With regards to your physical health, healthcare professionals who have experience with AFS and NEM are crucial. They will already have a good understanding of how toxic relationships are affecting your health and wellbeing, and will help you take steps to reduce that stress and strengthen your NEM.
You may also want to work out an exit plan. For example, begin taking stock of your finances and saving some money on the side. Consult with a lawyer if needed as well. Having this plan will give you options and may reduce your stress levels significantly.
Healthy relationships are supposed to feel good most of the time - they are one of life’s most fulfilling aspects. They provide emotional support, connection, and safety, as well as joy and warmth. Reciprocity and mutual respect are at their core, even during times of difficulty.
Toxic relationships are different. They are riddled with conflict, competitiveness, and adversity. Tell-tale signs of such relationships include emotional abuse, gaslighting, betrayal, and blame-shifting. And they eat away at your wellbeing and sense of worth, and even create physical symptoms of stress. They can also make you feel like you have nowhere to turn to for help.

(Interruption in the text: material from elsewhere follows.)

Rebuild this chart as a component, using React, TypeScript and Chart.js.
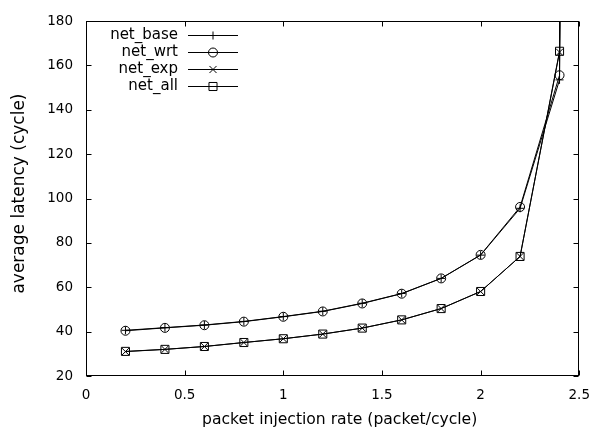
import React, { useEffect, useRef } from "react";
import { Chart, registerables } from "chart.js";

Chart.register(...registerables);

const rates = [0.2, 0.4, 0.6, 0.8, 1.0, 1.2, 1.4, 1.6, 1.8, 2.0, 2.2, 2.4, 2.6];
const netBase = [40.6, 41.8, 43.0, 44.6, 46.8, 49.2, 52.8, 57.2, 64.0, 74.5, 95.6, 153.5, 3000];
const netWrt = [40.4, 41.7, 42.9, 44.5, 46.7, 49.1, 52.7, 57.1, 64.0, 74.6, 96.2, 155.6, 3000];
const netExp = [31.0, 32.0, 33.3, 35.1, 36.8, 38.9, 41.6, 45.3, 50.4, 58.1, 73.9, 166.0, 3000];
const netAll = [31.1, 32.0, 33.3, 35.1, 36.8, 38.9, 41.6, 45.3, 50.4, 58.1, 73.9, 166.4, 3000];

const seriesNames = ["net_base", "net_wrt", "net_exp", "net_all"];
const seriesValues = [netBase, netWrt, netExp, netAll];
const pointStyles = ["cross", "circle", "crossRot", "rect"];
const pointSizes = [4, 4.5, 5, 5.7];

const xTicks = [0, 0.5, 1, 1.5, 2, 2.5];
const yTicks = [20, 40, 60, 80, 100, 120, 140, 160, 180];

const xTitle = "packet injection rate (packet/cycle)";
const yTitle = "average latency (cycle)";

const FONT = "'DejaVu Sans', sans-serif";

function drawMarker(ctx: CanvasRenderingContext2D, style: string, x: number, y: number, r: number) {
  ctx.beginPath();
  if (style === "cross") {
    ctx.moveTo(x - r, y);
    ctx.lineTo(x + r, y);
    ctx.moveTo(x, y - r);
    ctx.lineTo(x, y + r);
  } else if (style === "crossRot") {
    const d = r * Math.SQRT1_2;
    ctx.moveTo(x - d, y - d);
    ctx.lineTo(x + d, y + d);
    ctx.moveTo(x - d, y + d);
    ctx.lineTo(x + d, y - d);
  } else if (style === "circle") {
    ctx.arc(x, y, r, 0, Math.PI * 2);
  } else if (style === "rect") {
    const s = r * Math.SQRT1_2;
    ctx.rect(x - s, y - s, 2 * s, 2 * s);
  }
  ctx.stroke();
}

const framePlugin = {
  id: "gnuplotFrame",
  afterDraw(chart: any) {
    const { ctx, chartArea } = chart;
    const xs = chart.scales.x;
    const ys = chart.scales.y;
    const L = Math.round(chartArea.left) + 0.5;
    const R = Math.round(chartArea.right) - 0.5;
    const T = Math.round(chartArea.top) + 0.5;
    const B = Math.round(chartArea.bottom) - 0.5;
    ctx.save();
    ctx.strokeStyle = "#000";
    ctx.lineWidth = 1;
    ctx.strokeRect(L, T, R - L, B - T);
    const tl = 5;
    ctx.beginPath();
    for (const v of xTicks) {
      const px = Math.round(xs.getPixelForValue(v)) + 0.5;
      ctx.moveTo(px, B);
      ctx.lineTo(px, B - tl);
      ctx.moveTo(px, T);
      ctx.lineTo(px, T + tl);
    }
    for (const v of yTicks) {
      const py = Math.round(ys.getPixelForValue(v)) + 0.5;
      ctx.moveTo(L, py);
      ctx.lineTo(L + tl, py);
      ctx.moveTo(R, py);
      ctx.lineTo(R - tl, py);
    }
    ctx.stroke();

    // legend
    ctx.font = `15px ${FONT}`;
    ctx.fillStyle = "#000";
    ctx.textAlign = "right";
    ctx.textBaseline = "middle";
    for (let i = 0; i < seriesNames.length; i++) {
      const y = Math.round(chartArea.top + 14 + i * 17) + 0.5;
      ctx.fillText(seriesNames[i], chartArea.left + 92, y);
      ctx.beginPath();
      ctx.moveTo(chartArea.left + 102, y);
      ctx.lineTo(chartArea.left + 152, y);
      ctx.stroke();
      drawMarker(ctx, pointStyles[i], chartArea.left + 127, y, pointSizes[i]);
    }

    // axis titles
    ctx.textAlign = "center";
    ctx.textBaseline = "middle";
    ctx.font = `15.6px ${FONT}`;
    ctx.fillText(xTitle, (chartArea.left + chartArea.right) / 2 + 7, 420);
    ctx.translate(20, (chartArea.top + chartArea.bottom) / 2 - 5);
    ctx.rotate(-Math.PI / 2);
    ctx.font = `17px ${FONT}`;
    ctx.fillText(yTitle, 0, 0);
    ctx.restore();
  },
};

export default function App() {
  const ref = useRef<HTMLCanvasElement | null>(null);
  useEffect(() => {
    document.body.style.margin = "0";
    const canvas = ref.current;
    if (!canvas) return;
    const chart = new Chart(canvas, {
      type: "line",
      data: {
        datasets: seriesNames.map((name, i) => ({
          label: name,
          data: rates.map((r, j) => ({ x: r, y: seriesValues[i][j] })),
          borderColor: "#000",
          borderWidth: 1,
          backgroundColor: "transparent",
          pointStyle: pointStyles[i] as any,
          pointRadius: pointSizes[i],
          pointBorderWidth: 1,
          pointBorderColor: "#000",
          pointBackgroundColor: "transparent",
          tension: 0,
          fill: false,
        })),
      },
      options: {
        animation: false,
        responsive: false,
        devicePixelRatio: 1,
        layout: { padding: { left: 0, top: 15, right: 14, bottom: 0 } },
        plugins: { legend: { display: false }, tooltip: { enabled: false } },
        scales: {
          x: {
            type: "linear",
            min: 0,
            max: 2.5,
            grid: { display: false, drawTicks: false },
            border: { display: false },
            afterBuildTicks: (s: any) => {
              s.ticks = xTicks.map((v) => ({ value: v }));
            },
            afterFit: (s: any) => {
              s.height = 56;
            },
            ticks: {
              color: "#000",
              font: { family: FONT, size: 13.5 },
              padding: 11,
              maxRotation: 0,
              autoSkip: false,
              callback: (v: any) => String(+v),
            },
          },
          y: {
            type: "linear",
            min: 20,
            max: 180,
            grid: { display: false, drawTicks: false },
            border: { display: false },
            afterBuildTicks: (s: any) => {
              s.ticks = yTicks.map((v) => ({ value: v }));
            },
            afterFit: (s: any) => {
              s.width = 86;
            },
            ticks: {
              color: "#000",
              font: { family: FONT, size: 13.5 },
              padding: 13,
              autoSkip: false,
              callback: (v: any) => String(+v),
            },
          },
        },
      },
      plugins: [framePlugin],
    });
    return () => chart.destroy();
  }, []);
  return <canvas ref={ref} width={601} height={432} style={{ display: "block" }} />;
}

If you believe you are suffering from AFS and NEM dysregulation due to a toxic relationship, please know there really is help. Our coaches are keyed in on these issues and know that the only way to foster true wellbeing is by addressing problems at their root. They also create individualized recovery plans that take into account your unique situation and needs, and provide you with different options. There is really no reason to do this alone.
Toxic relationships can have many signs, some overt and some covert. They include things that you observe in the other person’s behavior, as well as how you generally feel when you’re with them. They can even include physical symptoms, such as fatigue and brain fog.